We’re forced to buy and sell our ability to love and
care. We’re just like you: contortionists of flexibility."
("Mayday, Mayday! Les precàries
i precaris es rebel.len",
Manifiesto convocatoria Barcelona EuroMayDay 004)
An Australian tourist,
who had spent all his savings on a one-year trip around
the world, told me in a bar in Barcelona that he happened
to be in India just at the time of the Social Forum
in Mumbai, and now he had just arrived in time to experience
that in Barcelona. He thought this spreading of ideas
of freedom and understanding on a global scale was fantastic.
This means that one of the most important goals of the
organizers of the "Forum 2004" in Barcelona
– during preparations it had the more flowery title
of "Universal Forum of Cultures" – had already
been achieved before the forum even opened: the PR technique
of citing the successful globalization-critical Social
Forums not only in Porto Alegre and Mumbai, but also
at the European level in Florence and Paris. This false
labeling was further augmented by an impenetrably complex
program over the course of the whole summer, an equally
complicated assembly of celebrities and the conceptual
triad that sounds like a "best-of" list of
social movements slogans appropriated by neo-liberalism:
"cultural diversity", "sustainability",
"peace". The minor flaw in the euphonical
conceptual buzzwords: cultural diversity is played out
here primarily at the representationist levels of the
cultural spectacle, while the diversity of the local
autonomous and occupied houses in Barcelona was decimated
just prior to the Forum; sustainability consists in
the gentrification of an entire city district in a huge
construction endeavor that involves driving out thousands
of people living there; and peace is celebrated under
the flags of several sponsors that make their money
with military technologies. Whereas the Social Forums
are precarious attempts to make another world more than
just possible, the Forum in Barcelona is an attempt
to rewrite the current reality of difference capitalism
as a grand success story of cultures in conjunction.
Particularly in Barcelona,
though, there is also a counter-public sphere, which
does not leave this neo-liberal appropriation of both
urban and discursive space uncontested.
Prior to the Forum, prominent icons of the global movement
such as Antonio Negri and Naomi Klein, who had declined
to participate in the Forum, were invited by its opponents
to address counter-strategies in both global and local
frameworks together with activists.

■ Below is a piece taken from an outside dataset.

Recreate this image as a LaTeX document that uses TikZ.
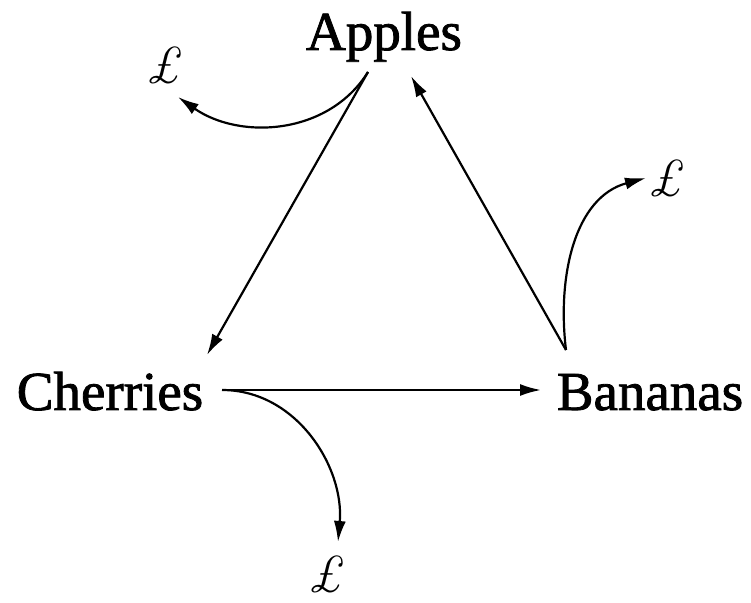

Prior to, alongside and beyond
this, many small networking meetings took place, which
dealt with tactical-political issues. Most of all, though,
one event succeeded in becoming the highpoint of the
local protests against the Forum, conjoining these protests
with the more general theme of the increasing precariousness
of work and life: following the example of the successful
May Day Parades in Milan,
the radical demonstration practice of May 1st was taken
up again and a large May Day Parade against the growing
precariousness of life was organized.
"We're
the precarious – the hidden face of Forum 2004"
On posters and a
huge demo banner, the Forum was branded as "fascismo
postmoderno". Although the term may be somewhat
problematically exaggerated, it was certainly based
on fundamental considerations, so that this formulation
was intended to call attention to the totalitarian aspects
of difference capitalism. In this context, "The
Precarious" functioned as the disappeared creativity
not only behind the Forum in Barcelona, but altogether
in a biopolitical setting, in which an unsettling hold
on all areas of life is increasingly prevailing, beyond
the sphere of work. While Social Democrats and unions
throughout Europe carry out their rituals on May 1st,
continuing to spread the cynical propaganda of "full
employment" in passing, and while Green parties
attempt, on the other hand, to create a dichotomous
counter-weight with the "Day of the Unemployed"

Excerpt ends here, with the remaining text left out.